If a person ghosts you, they don’t deserve you! But you can find someone who does. Think about getting on a dating app, or calling an old flame for a drink

Rye, a senior at Sarah Lawrence College, says they “got over [being ghosted] by starting a new talking stage with someone else.” But it doesn’t have to be a whole talking stage. You can date casually to get over the person you really liked. Get out there and go on a bunch of random dates

“I got over it by getting under someone new,” Sarah, a senior at University of Maryland Baltimore County, says.
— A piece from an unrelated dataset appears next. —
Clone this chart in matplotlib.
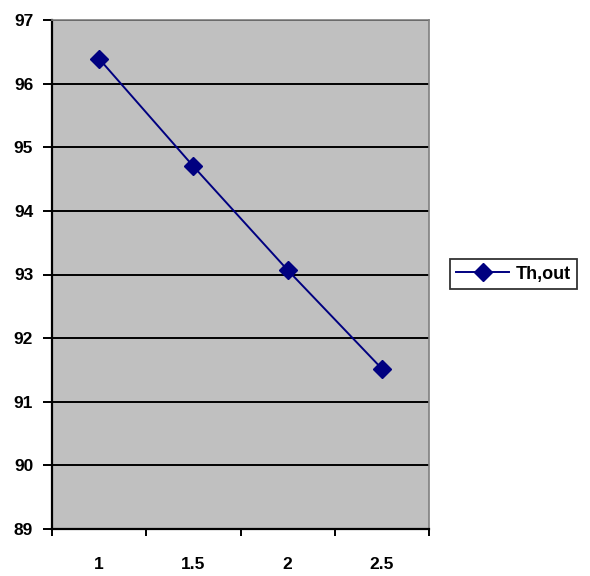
import matplotlib
matplotlib.use("Agg")
import matplotlib.pyplot as plt

categories = ["1", "1.5", "2", "2.5"]
th_out = [96.39, 94.70, 93.07, 91.52]

plt.rcParams["font.family"] = ["Liberation Sans", "DejaVu Sans"]
plt.rcParams["font.weight"] = "bold"

fig = plt.figure(figsize=(5.9, 5.76), dpi=100)
ax = fig.add_axes([52 / 590, 47 / 576, 377 / 590, 509 / 576])
ax.set_facecolor("#c0c0c0")

pos = list(range(1, len(categories) + 1))
ax.plot(pos, th_out, color="#000080", lw=1.4, marker="D", ms=9,
        mfc="#000080", mec="#000080", label="Th,out", zorder=3)

ax.set_ylim(89, 97)
ax.set_yticks(range(89, 98))
ax.set_yticklabels([str(v) for v in range(89, 98)], fontsize=12.5, fontweight="bold")
ax.yaxis.grid(True, color="black", lw=1.4)
ax.set_axisbelow(True)

# category axis: tick marks between categories, labels centred
ax.set_xlim(0.5, len(categories) + 0.5)
ax.set_xticks([p - 0.5 for p in pos] + [len(categories) + 0.5])
ax.set_xticklabels([])
ax.set_xticks(pos, minor=True)
ax.set_xticklabels(categories, minor=True, fontsize=12.5, fontweight="bold")
ax.tick_params(axis="x", which="minor", length=0, pad=20)
ax.tick_params(axis="x", which="major", direction="out", length=5, width=1.4)
ax.tick_params(axis="y", direction="out", length=6.5, width=1.4, pad=7)

for side in ("left", "bottom"):
    ax.spines[side].set_color("black")
    ax.spines[side].set_linewidth(1.6)
for side in ("top", "right"):
    ax.spines[side].set_color("#808080")
    ax.spines[side].set_linewidth(1.2)

leg = fig.legend(loc="center left", bbox_to_anchor=(450 / 590, 1 - 274 / 576),
                 frameon=True, fancybox=False, edgecolor="black",
                 prop={"size": 13, "weight": "bold"}, handlelength=2.9,
                 handletextpad=0.4, borderpad=0.35, borderaxespad=0)
leg.get_frame().set_linewidth(1.3)

fig.savefig("out.png", dpi=100)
It might sound a bit cliche, but your person is out there. You just have to find them. And, like my mom always says, they'll come to you when you least expect them to. 

Felicity Warner

Deciding to become the ghost

A lot of times, people ghost because they don’t want to, or know how to, have the conversation that it’s over. It has nothing to do with you, but rather, the person doesn’t want to tell you why they can’t commit. 

It's hard to hurt someone 

“I'm scared of hurting people’s feelings! I am nowhere near strong enough to be straight up, and it’s a problem,” says Courtney, a senior at Georgetown University. But even when you know it's not the right move, it can be really hard to tell someone that you can’t be with them. 

They're just not ready 

Sometimes, though, there is a reason to ghost. 

“I've ghosted someone because I felt like I'd gotten too deep, too fast with him, and I felt like I was in over my head. I didn’t see an alternative to ghosting because he was so attached. He wouldn’t have taken no for an answer,” Michel*, a sophomore at St Andrews University says. 

Liza*, a senior at Washington University in St Louis, echoes that sentiment. “My reasons for ghosting are usually because they come on too strong. I do feel bad about doing it, but my priority is really myself in those situations.” 

So, don’t take things too hard. People ghost for their own reasons, and it doesn't mean it has anything to do with you. Keep your head up, and get back out there when you’re ready!